The Marxists and statists went on to advocate for “a fair day’s wage for a fair day’s work,” with wage growth opportunities and better access to consumer goods soon becoming the hallmark of future progressive movements. The syndicalists, by marked contrast, attacked the entire notion of the wage system itself and resisted proletarianization in all its forms. They wanted to eliminate the distinction between capital and labor altogether. As such, artisans, yeoman farmers and other working class radicals look far more radical than their Marxists counterparts. Lasch provides a telling quote from Craig Calhoun’s The Question of Class Struggle: “the most potentially revolutionary claims were those which demanded that industrial capitalism be resisted in order to protect craft communities and traditional values” (210).
Lasch goes on to clarify what’s at stake in any historical recounting of syndicalist movement once it bumps up against the inexorable rhetoric of progress:
For those committed to the dogma of progress, the syndicalist sociology of virtue was deplorably regressive and “utopian,” and it found most of its adherents as they never tired of pointing out, in “backward” countries like France and Italy. They could not deny, however, that its adherents displayed an intensity or revolutionary conviction unmatched by any other social movement. Herein lay the scandal of syndicalism: it was retrograde but obviously revolutionary and therefore difficult for people on the left to dismiss. Its existence was particularly embarrassing to revolutionary socialists, because its radicalism made Marxism look tame by comparison and serve to reveal many points of agreement between Marxism and the “new liberalism” (335).
Is Lasch correct? Did he give the Marxist social vision a fair hearing? With the benefit of 20 years of hindsight following the publication of The True and Only Heaven, it seems clear that Lash was onto something about “the narrowing of political debate” related to the wage system, consumption, and growth. In a telling footnote that appears more true today than ever before, Lash writes,
The growing acceptance of wage labor is only one indication of the narrowing of political debate in the twentieth century. Another indication is the narrowing of the kind of questions asked about work. In the nineteenth century, people asked whether the work was good for the worker. Today we ask whether the workers are satisfied with their jobs (208).

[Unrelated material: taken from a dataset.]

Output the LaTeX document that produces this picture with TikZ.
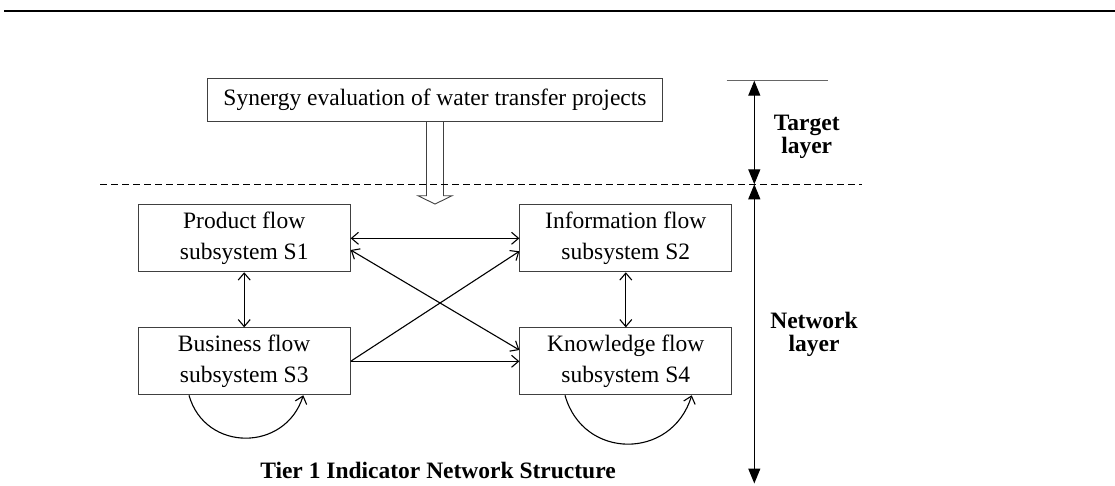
\documentclass[tikz,border=0pt]{standalone}
\usepackage{fontspec}
\setmainfont{Liberation Serif}
\usetikzlibrary{arrows.meta}
\begin{document}
\begin{tikzpicture}[x=1pt,y=-1pt,
  sysbox/.style={draw=black!75,line width=0.9pt,minimum width=212pt,minimum height=67pt,align=center,inner sep=0pt,font=\fontsize{23.5}{31}\selectfont},
  link/.style={line width=1.1pt,-{Straight Barb[length=7pt,width=12pt]}},
  both/.style={line width=1.1pt,{Straight Barb[length=7pt,width=12pt]}-{Straight Barb[length=7pt,width=12pt]}},
  layerarrow/.style={line width=1.2pt,{Triangle[length=15pt,width=12pt]}-{Triangle[length=15pt,width=12pt]}},
  lbl/.style={font=\fontsize{23.5}{23.5}\selectfont\bfseries,align=center,inner sep=0pt}]
\useasboundingbox (0,0) rectangle (1115,486);
\draw[line width=2.5pt] (4,11) -- (1115,11);
% target
\node[sysbox,minimum width=455pt,minimum height=43pt] (T) at (435,99.8) {Synergy evaluation of water transfer projects};
\draw[line width=0.9pt,draw=black!75] ([xshift=-8.5pt]T.south) -- ++(0,74) -- ++(-8.5,0) -- ++(17,8.3) -- ++(17,-8.3) -- ++(-8.5,0) -- ++(0,-74);
% dashed separator
\coordinate (dl) at (100,184.3);
\coordinate (dr) at (862,184.3);
\draw[line width=1pt,dash pattern=on 7pt off 4pt] (dl) -- (dr);
% subsystems
\node[sysbox] (S1) at (244.2,238.3) {Product flow\\subsystem S1};
\node[sysbox] (S2) at (625.8,238.3) {Information flow\\subsystem S2};
\node[sysbox] (S3) at (244.2,361.3) {Business flow\\subsystem S3};
\node[sysbox] (S4) at (625.8,361.3) {Knowledge flow\\subsystem S4};
% connectors
\draw[both] (S1) -- (S2);
\draw[both] (S1) -- (S3);
\draw[both] (S2) -- (S4);
\draw[both] ([yshift=-11.7pt]S1.east) -- ([yshift=11.3pt]S4.west);
\draw[link] (S3.east) -- ([yshift=-13pt]S2.west);
\draw[link] (S3) -- (S4);
\draw[link] ([xshift=-55.2pt]S3.south) .. controls +(16,57) and +(-18,57) .. ([xshift=59.1pt]S3.south);
\draw[link] ([xshift=-60.8pt]S4.south) .. controls +(18,65) and +(-19.7,65) .. ([xshift=65.9pt]S4.south);
% layers
\coordinate (ltop) at (754.3,80.7);
\coordinate (lmid) at (754.3,184.3);
\coordinate (lbot) at (754.3,483.5);
\coordinate (tl) at (726.7,80.7);
\coordinate (tr) at (828.3,80.7);
\draw[black!60,line width=1pt] (tl) -- (tr);
\draw[layerarrow] (ltop) -- (lmid);
\draw[layerarrow] (lmid) -- (lbot);
\node[lbl] (TL) at (806.7,137) {Target\\layer};
\node[lbl] (NL) at (814,334.5) {Network\\layer};
\node[font=\fontsize{23.5}{28}\selectfont\bfseries,anchor=base,inner sep=0pt] (cap) at (438,478) {Tier 1 Indicator Network Structure};
\end{tikzpicture}
\end{document}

The only downside to Lasch’s reading is that he neglected the early Christian Socialist movement. Ludlow, Maurice, Kingsley, others, did not organize workers for the sake of greater profit sharing or rising wages; rather, they looked to control the enterprise from the bottom up. Like the syndicalist movement, the Christian Socialists rejected mechanical efficiency and centralization in favor of widespread ownership. This put them in the unfortunate position, in the eyes of critics like Sidney Webb, of having to place their trust in the working class along with their religious ideals. This also meant the much more difficult and painstaking task of working for a cultural as well as an economic revolution.